Sería para tomárselo a broma si no estuviéramos ante un comportamiento criminal, al menos intelectualmente hablando. Estos personajes están dando a esos sumarios, elaborados en los peores años de la dictadura, la misma legitimidad que a cualquier auto judicial dictado en democracia. Están vendiendo como verdades absolutas las investigaciones-farsa que realizaron los militares y los falangistas. Están atacando al adversario político e intentan blanquear el franquismo valiéndose de los mismos documentos manipulados que sirvieron para fusilar a miles de demócratas. En este indignante juego han llegado a asumir como propio el peor discurso del franquismo: la dictadura era la legalidad y quien se oponía a ella se convertía en un rebelde y un terrorista. Lo vimos con los abuelos de Zapatero y de Iglesias y lo hemos vuelto a ver, especialmente, en el caso de “Las trece rosas”: ellas se enfrentaron al franquismo, luego eran terroristas y merecían ser fusiladas.

Nada de esto sería relevante si este discurso se mantuviera, como ocurre en Alemania, restringido a grupúsculos marginales de neonazis. Nadie más que un loco se plantearía en ese país utilizar como argumento los datos del sumario instruido por un juez nazi, ni osaría esgrimir como prueba los informes elaborados por la Gestapo sobre socialistas, judíos, comunistas o testigos de Jehová. Aquí, sin embargo, no solo se usan, sino que la profunda ignorancia histórica a que nos ha condenado la modélica Transición hace que mucha gente los acabe dando por buenos. Asusta el silencio, la permanente ambigüedad, cuando no complicidad, que rezuma el Partido Popular cuando se habla del franquismo. Asusta porque es un partido de mayorías, un partido de Gobierno ¿Llegará el día en que la derecha española imite a la francesa o la alemana y se desvincule clara y rotundamente del fascismo?

Mientras llega ese momento debemos ser conscientes de que Franco tuvo cuarenta años para reescribir la Historia. Por borrar, intentó borrar hasta el capítulo que él mismo escribió y con el que he arrancado este artículo. Sus herederos intentan seguir sus pasos amparándose en el desconocimiento generalizado.
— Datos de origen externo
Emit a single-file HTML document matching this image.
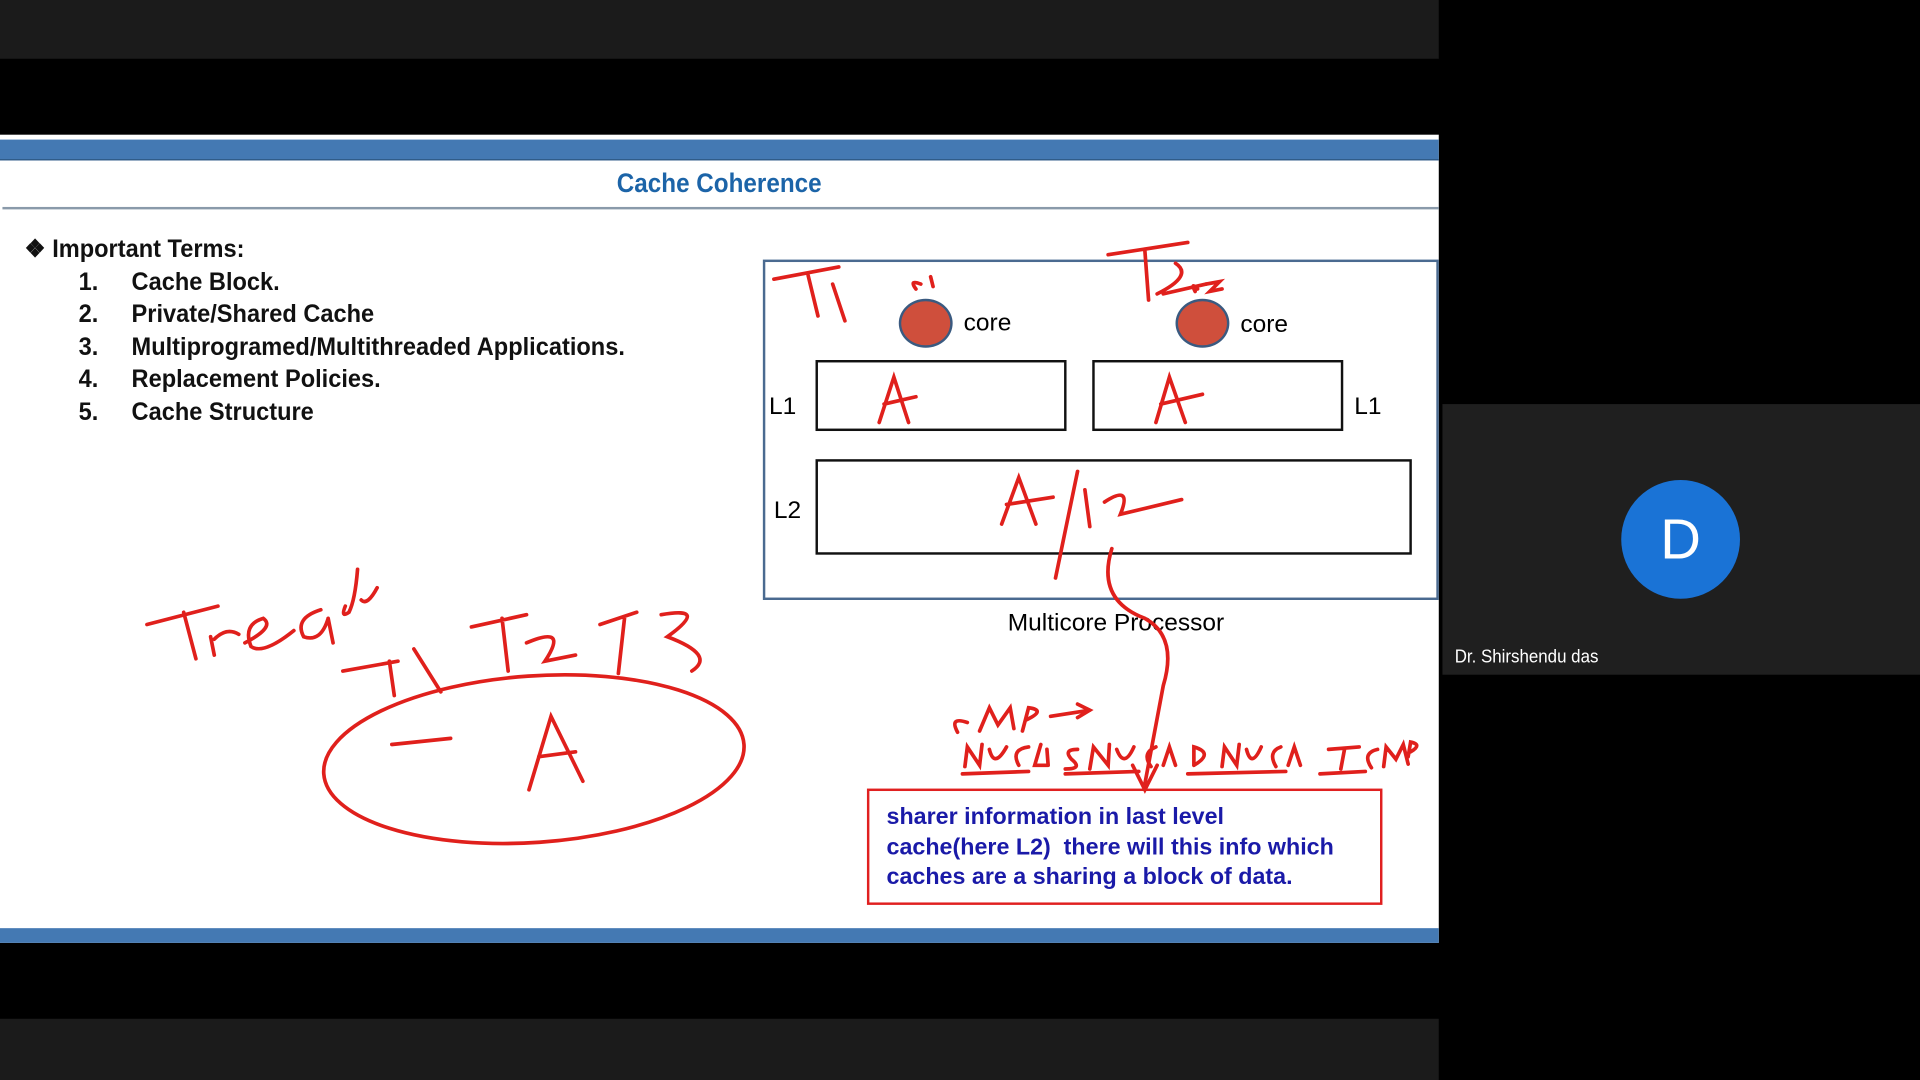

No nos queda otra respuesta que alimentar la memoria, para que no se olvide cómo era aquella España de paseos al amanecer, fosas comunes, juicios farsa, cárceles abarrotadas, mujeres rapadas y violadas, pruebas fabricadas y militares que se excitaban cortando las orejas de sus enemigos.

*El capítulo solo puede leerse íntegro en la primera edición de la obra (1922). En las ediciones posteriores (la segunda data de 1939) fue eliminado. Al parecer, ya no era “políticamente correcto” que el “Caudillo” se enorgulleciera de la amputación de miembros humanos.